The e-democracy ethic

The question is simple: what is the ethic of e-democracy? What is the 
underlying principle that should guide us in this process of 
development? The current consensus is that money and time should be 
spent developing new ways of allowing citizens to interact with 
parliament and the state. It claims that representation is the ethic 
of e-democracy. I disagree.

Marshal McLuhan's dictum was: "The medium is the message". At base, 
this means that certain media, or mediums, are good at doing 
different things. The internet is peculiarly effective at connecting 
groups of people together. In fact, this is what it does best.

So, a sensible strategy would start on this principle. But the people 
it should be connecting are not citizens and parliamentarians, or 
voters and civil servants. It should be connecting ordinary people 
with other ordinary people. And there should be applications that 
help these people to help each other.
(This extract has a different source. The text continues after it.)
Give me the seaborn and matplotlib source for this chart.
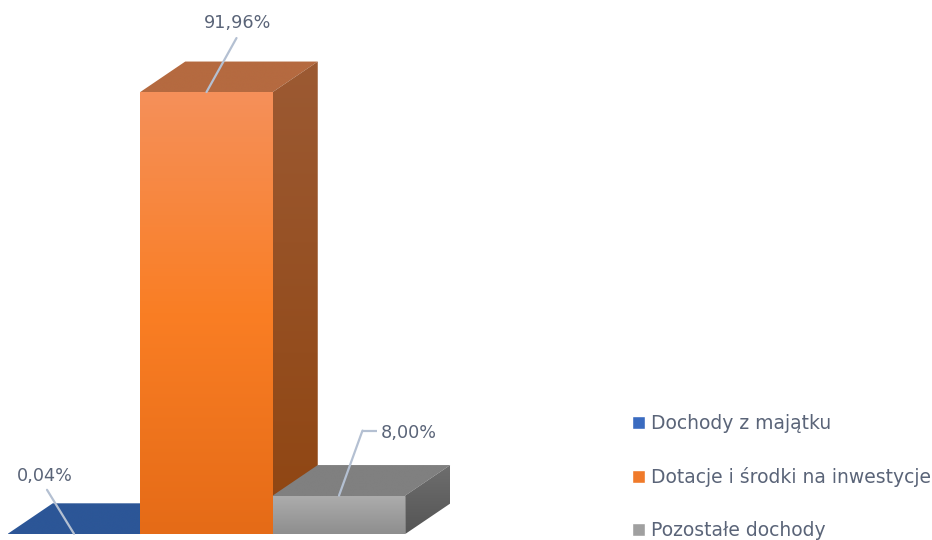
import numpy as np
import pandas as pd
import matplotlib
matplotlib.use('Agg')
import matplotlib.pyplot as plt
from matplotlib.colors import LinearSegmentedColormap
from matplotlib.patches import Polygon
import seaborn as sns

# datos
categories = ['Dochody z majątku', 'Dotacje i środki na inwestycje', 'Pozostałe dochody']
values = [0.04, 91.96, 8.00]
labels = ['0,04%', '91,96%', '8,00%']
legend_colors = ['#3A6BC0', '#F07A2A', '#A0A0A0']

df = pd.DataFrame({'categoria': categories, 'valor': values})

sns.set_theme(style='white')
fig = plt.figure(figsize=(9.32, 5.4), dpi=100)
ax = fig.add_axes([0, 0, 1, 1])

sns.barplot(data=df, x='categoria', y='valor', hue='categoria', palette=legend_colors,
            width=1.0, dodge=False, saturation=1, legend=True, ax=ax)

# escala: 132.5 px por categoria, 4.806 px por punto porcentual
xlim = (-74 / 132.5, (932 - 74) / 132.5)
ylim = (-6 / 4.806, 534 / 4.806)
dx, dy = 45 / 132.5, 30.5 / 4.806


def grad(verts, cols, z):
    # cara con degradado vertical recortada al poligono
    poly = Polygon(verts, closed=True, fc='none', ec='none', transform=ax.transData)
    ax.add_patch(poly)
    ys = [v[1] for v in verts]
    xs = [v[0] for v in verts]
    cmap = LinearSegmentedColormap.from_list('c', cols)
    im = ax.imshow(np.linspace(0, 1, 256).reshape(-1, 1), cmap=cmap, aspect='auto',
                   extent=(min(xs), max(xs), min(ys), max(ys)), zorder=z, origin='upper')
    im.set_clip_path(poly)


front_cols = [['#2C5697', '#2C5697'], ['#F5905A', '#FA7E24', '#E56B17'], ['#ADADAD', '#8E8E8E']]
top_cols = [['#2C5697', '#2C5697'], ['#B56A40', '#B56A40'], ['#808080', '#808080']]
side_cols = [['#2C5697', '#2C5697'], ['#9C5A33', '#8F4511'], ['#6E6E6E', '#555555']]
order_z = [3, 5, 7]

bars = [b for c in ax.containers for b in c]
for i, b in enumerate(bars):
    x0, x1, h = b.get_x(), b.get_x() + b.get_width(), b.get_height()
    z = order_z[i]
    # la cara superior baja un poco por detras del frente para no dejar hueco
    low = max(h - 0.4, 0)
    grad([(x0, low), (x0, h), (x0 + dx, h + dy), (x1 + dx, h + dy), (x1, h), (x1, low)], top_cols[i], z)
    grad([(x1, 0), (x1 + dx, dy), (x1 + dx, h + dy), (x1, h)], side_cols[i], z)
    grad([(x0, 0), (x1, 0), (x1, h), (x0, h)], front_cols[i], z + 1)
    b.set_zorder(1)

ax.set_xlim(xlim)
ax.set_ylim(ylim)
ax.axis('off')

# etiquetas con linea guia
txt = '#5A6478'
line = dict(arrowstyle='-', color='#B4C0D2', lw=1.6, shrinkA=0, shrinkB=0)
px = 0.72
offs = [(-27, 44), (30, 54), (23.5, 65)]
for i, b in enumerate(bars):
    xc = b.get_x() + b.get_width() / 2
    ax.annotate('', xy=(xc, values[i]), xytext=(offs[i][0] * px, offs[i][1] * px),
                textcoords='offset points', arrowprops=line, zorder=12)

# codo de la etiqueta gris
ax.plot([2 + 23.5 / 132.5, 2 + 37.5 / 132.5], [values[2] + 65 / 4.806] * 2,
        color='#B4C0D2', lw=1.6, zorder=12, solid_capstyle='butt')

fs = 12.7
ax.annotate(labels[0], xy=(0, values[0]), xytext=(-29 * px, 58 * px), textcoords='offset points',
            ha='center', va='center', fontsize=fs, color=txt, zorder=13)
ax.annotate(labels[1], xy=(1, values[1]), xytext=(31 * px, 69 * px), textcoords='offset points',
            ha='center', va='center', fontsize=fs, color=txt, zorder=13)
ax.annotate(labels[2], xy=(2, values[2]), xytext=(41.5 * px, 63 * px), textcoords='offset points',
            ha='left', va='center', fontsize=fs, color=txt, zorder=13)

sns.move_legend(ax, 'lower left', bbox_to_anchor=(0.678, 0.0005), title=None, frameon=False,
                fontsize=13.5, labelcolor=txt, labelspacing=1.81, handlelength=0.7,
                handleheight=0.7, handletextpad=0.32, borderpad=0, borderaxespad=0)

fig.savefig('out.png', dpi=100)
A programme supporting civic 
hacking can do this.

This should become the ethic of e-democracy: mutual-aid and self-help 
among citizens, helping to overcome civic problems. It would 
encourage a market in application development. It would encourage 
self-reliance, or community-reliance, rather than reliance on the 
state.

Such a system would be about helping people to help themselves. It 
would create electronic spaces in which the communicative power of 
the internet can be used to help citizens help each other overcome 
life's challenges. Most importantly, by making useful applications, 
it would help make participatory democracy seem useful too.

Bottom line: it is a political project. It needs backers. Any 
champion of e-democracy should take up the fight.